STATED GOAL: Give every line back verbatim, dropping all images.

DATA:
========
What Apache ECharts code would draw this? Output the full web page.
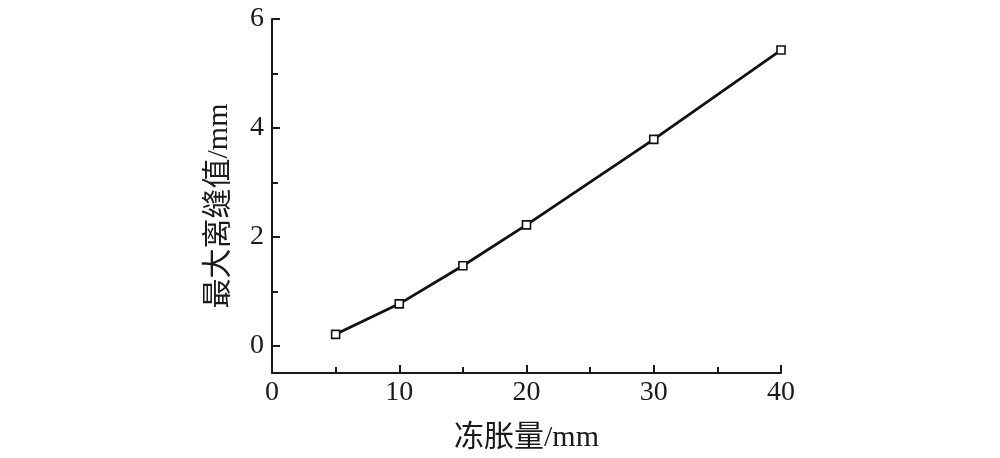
<!DOCTYPE html>
<html>
<head>
<meta charset="utf-8">
<script src="https://cdn.jsdelivr.net/npm/echarts@6/dist/echarts.min.js"></script>
<style>html,body{margin:0;padding:0;background:#fff;}#c{width:1000px;height:458px;}</style>
</head>
<body>
<div id="c"></div>
<script>
const frostHeave = [5, 10, 15, 20, 30, 40];
const maxGap = [0.21, 0.77, 1.47, 2.22, 3.79, 5.43];
const yMajorTicks = [0, 2, 4, 6];
const yMinorTicks = [1, 3, 5];
const xName = '冻胀量/mm';
const yName = '最大离缝值/mm';

const FONT = '"Liberation Serif", "Times New Roman", "Noto Sans CJK SC", serif';
const chart = echarts.init(document.getElementById('c'), null, {renderer: 'canvas'});
const axisLineStyle = {color: '#1a1a1a', width: 2};
chart.setOption({
  animation: false,
  backgroundColor: '#fff',
  grid: {left: 272, right: 219, top: 19, bottom: 79, containLabel: false},
  xAxis: {
    type: 'value', min: 0, max: 40, interval: 10,
    name: xName, nameLocation: 'middle', nameGap: 50,
    nameTextStyle: {fontFamily: FONT, fontSize: 30, color: '#1a1a1a'},
    axisLine: {show: true, onZero: false, lineStyle: axisLineStyle},
    axisTick: {show: true, inside: true, length: 8, lineStyle: {color: '#1a1a1a', width: 2}},
    minorTick: {show: true, splitNumber: 2, length: 6, lineStyle: {color: '#1a1a1a', width: 2}},
    axisLabel: {fontFamily: FONT, fontSize: 28, color: '#1a1a1a', margin: 6},
    splitLine: {show: false}, minorSplitLine: {show: false}
  },
  yAxis: [{
    type: 'value', min: -0.5, max: 6, position: 'left',
    name: yName, nameLocation: 'middle', nameGap: 38, nameRotate: 90,
    nameTextStyle: {fontFamily: FONT, fontSize: 30, color: '#1a1a1a', padding: [0, 20, 0, 0]},
    axisLine: {show: true, onZero: false, lineStyle: axisLineStyle},
    axisTick: {show: true, inside: true, length: 8, customValues: yMajorTicks, lineStyle: {color: '#1a1a1a', width: 2}},
    axisLabel: {fontFamily: FONT, fontSize: 28, color: '#1a1a1a', margin: 8, customValues: yMajorTicks},
    splitLine: {show: false}
  }, {
    type: 'value', min: -0.5, max: 6, position: 'left', offset: 0,
    axisLine: {show: false},
    axisTick: {show: true, inside: true, length: 6, customValues: yMinorTicks, lineStyle: {color: '#1a1a1a', width: 2}},
    axisLabel: {show: false},
    splitLine: {show: false}
  }],
  series: [{
    type: 'line',
    data: frostHeave.map((x, i) => [x, maxGap[i]]),
    lineStyle: {color: '#111', width: 2.8},
    symbol: 'rect', symbolSize: 8,
    itemStyle: {color: '#fff', borderColor: '#111', borderWidth: 1.6},
    z: 3
  }]
});
</script>
</body>
</html>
========
COMPLETED EXERCISE:
What Apache ECharts code would draw this? Output the full web page.
<!DOCTYPE html>
<html>
<head>
<meta charset="utf-8">
<script src="https://cdn.jsdelivr.net/npm/echarts@6/dist/echarts.min.js"></script>
<style>html,body{margin:0;padding:0;background:#fff;}#c{width:1000px;height:458px;}</style>
</head>
<body>
<div id="c"></div>
<script>
const frostHeave = [5, 10, 15, 20, 30, 40];
const maxGap = [0.21, 0.77, 1.47, 2.22, 3.79, 5.43];
const yMajorTicks = [0, 2, 4, 6];
const yMinorTicks = [1, 3, 5];
const xName = '冻胀量/mm';
const yName = '最大离缝值/mm';

const FONT = '"Liberation Serif", "Times New Roman", "Noto Sans CJK SC", serif';
const chart = echarts.init(document.getElementById('c'), null, {renderer: 'canvas'});
const axisLineStyle = {color: '#1a1a1a', width: 2};
chart.setOption({
  animation: false,
  backgroundColor: '#fff',
  grid: {left: 272, right: 219, top: 19, bottom: 79, containLabel: false},
  xAxis: {
    type: 'value', min: 0, max: 40, interval: 10,
    name: xName, nameLocation: 'middle', nameGap: 50,
    nameTextStyle: {fontFamily: FONT, fontSize: 30, color: '#1a1a1a'},
    axisLine: {show: true, onZero: false, lineStyle: axisLineStyle},
    axisTick: {show: true, inside: true, length: 8, lineStyle: {color: '#1a1a1a', width: 2}},
    minorTick: {show: true, splitNumber: 2, length: 6, lineStyle: {color: '#1a1a1a', width: 2}},
    axisLabel: {fontFamily: FONT, fontSize: 28, color: '#1a1a1a', margin: 6},
    splitLine: {show: false}, minorSplitLine: {show: false}
  },
  yAxis: [{
    type: 'value', min: -0.5, max: 6, position: 'left',
    name: yName, nameLocation: 'middle', nameGap: 38, nameRotate: 90,
    nameTextStyle: {fontFamily: FONT, fontSize: 30, color: '#1a1a1a', padding: [0, 20, 0, 0]},
    axisLine: {show: true, onZero: false, lineStyle: axisLineStyle},
    axisTick: {show: true, inside: true, length: 8, customValues: yMajorTicks, lineStyle: {color: '#1a1a1a', width: 2}},
    axisLabel: {fontFamily: FONT, fontSize: 28, color: '#1a1a1a', margin: 8, customValues: yMajorTicks},
    splitLine: {show: false}
  }, {
    type: 'value', min: -0.5, max: 6, position: 'left', offset: 0,
    axisLine: {show: false},
    axisTick: {show: true, inside: true, length: 6, customValues: yMinorTicks, lineStyle: {color: '#1a1a1a', width: 2}},
    axisLabel: {show: false},
    splitLine: {show: false}
  }],
  series: [{
    type: 'line',
    data: frostHeave.map((x, i) => [x, maxGap[i]]),
    lineStyle: {color: '#111', width: 2.8},
    symbol: 'rect', symbolSize: 8,
    itemStyle: {color: '#fff', borderColor: '#111', borderWidth: 1.6},
    z: 3
  }]
});
</script>
</body>
</html>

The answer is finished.